Written task
Write out, word for word, every line from the first one through the line that holds "ax = fig.add_axes([85", and nothing else; skip the pictures.

Data excerpt
*-*-*

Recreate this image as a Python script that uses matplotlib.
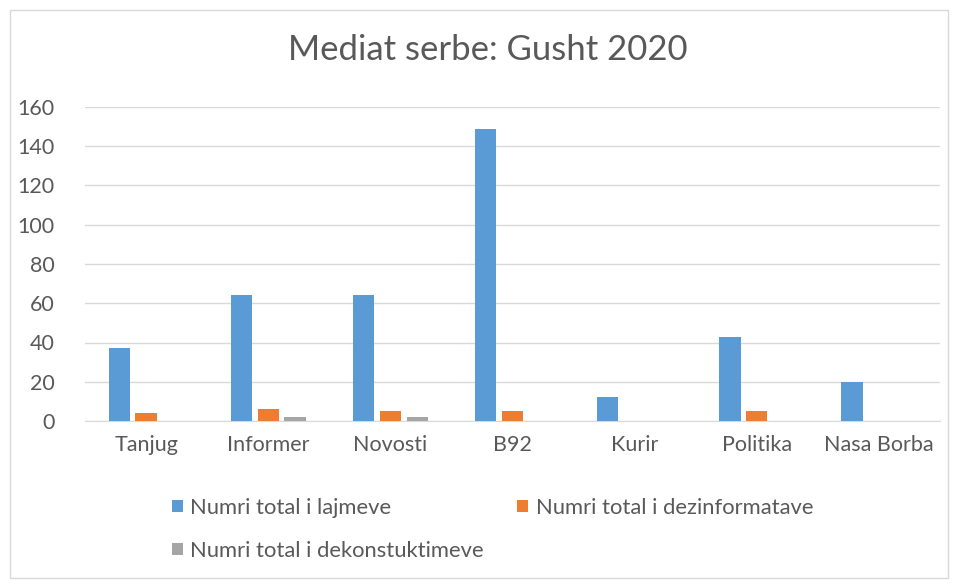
import matplotlib.pyplot as plt
import numpy as np
from matplotlib.patches import Rectangle

categories = ["Tanjug", "Informer", "Novosti", "B92", "Kurir", "Politika", "Nasa Borba"]
lajme = [37, 64, 64, 149, 12, 43, 20]
dezinformata = [4, 6, 5, 5, 0, 5, 0]
dekonstuktime = [0, 2, 2, 0, 0, 0, 0]
series_names = ["Numri total i lajmeve", "Numri total i dezinformatave",
                "Numri total i dekonstuktimeve"]
colors = ["#5b9bd5", "#ed7d31", "#a5a5a5"]

plt.rcParams["font.family"] = ["Lato", "DejaVu Sans"]

fig = plt.figure(figsize=(9.58, 5.8), dpi=100)
ax = fig.add_axes([85 / 958, 1 - 421 / 580, 855 / 958, 314 / 580])

x = np.arange(len(categories))
w = 0.175
offsets = [-0.22, 0.0, 0.22]
for vals, off, c, name in zip([lajme, dezinformata, dekonstuktime], offsets, colors, series_names):
    ax.bar(x + off, vals, width=w, color=c, label=name, zorder=3)

ax.set_xlim(-0.5, len(categories) - 0.5)
ax.set_ylim(0, 160)
ax.set_yticks(range(0, 161, 20))
ax.set_xticks(x)
ax.set_xticklabels(categories)
ax.grid(axis="y", color="#d9d9d9", linewidth=1, zorder=0)
for s in ["top", "right", "left"]:
    ax.spines[s].set_visible(False)
ax.spines["bottom"].set_color("#d9d9d9")
ax.tick_params(length=0, labelsize=15.5, colors="#595959", pad=10)
ax.tick_params(axis="y", pad=22)

fig.text(488 / 958, 1 - 50 / 580, "Mediat serbe: Gusht 2020", ha="center", va="center",
         fontsize=25, color="#595959")

handles, labels = ax.get_legend_handles_labels()
order = [0, 2, 1]
leg = fig.legend([handles[i] for i in order], [labels[i] for i in order], ncol=2,
                 loc="upper left", bbox_to_anchor=(152 / 958, 1 - 478 / 580), frameon=False,
                 fontsize=15.8, labelcolor="#595959", handlelength=0.5, handleheight=0.5,
                 handletextpad=0.35, columnspacing=1.5, labelspacing=1.05)

fig.patches.append(Rectangle((10 / 958, 2 / 580), 938 / 958, 568 / 580, transform=fig.transFigure,
                             fill=False, edgecolor="#d9d9d9", linewidth=1))

fig.savefig("out.png", dpi=100)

*-*-*

Reply to the task
Recreate this image as a Python script that uses matplotlib.
import matplotlib.pyplot as plt
import numpy as np
from matplotlib.patches import Rectangle

categories = ["Tanjug", "Informer", "Novosti", "B92", "Kurir", "Politika", "Nasa Borba"]
lajme = [37, 64, 64, 149, 12, 43, 20]
dezinformata = [4, 6, 5, 5, 0, 5, 0]
dekonstuktime = [0, 2, 2, 0, 0, 0, 0]
series_names = ["Numri total i lajmeve", "Numri total i dezinformatave",
                "Numri total i dekonstuktimeve"]
colors = ["#5b9bd5", "#ed7d31", "#a5a5a5"]

plt.rcParams["font.family"] = ["Lato", "DejaVu Sans"]

fig = plt.figure(figsize=(9.58, 5.8), dpi=100)
ax = fig.add_axes([85 / 958, 1 - 421 / 580, 855 / 958, 314 / 580])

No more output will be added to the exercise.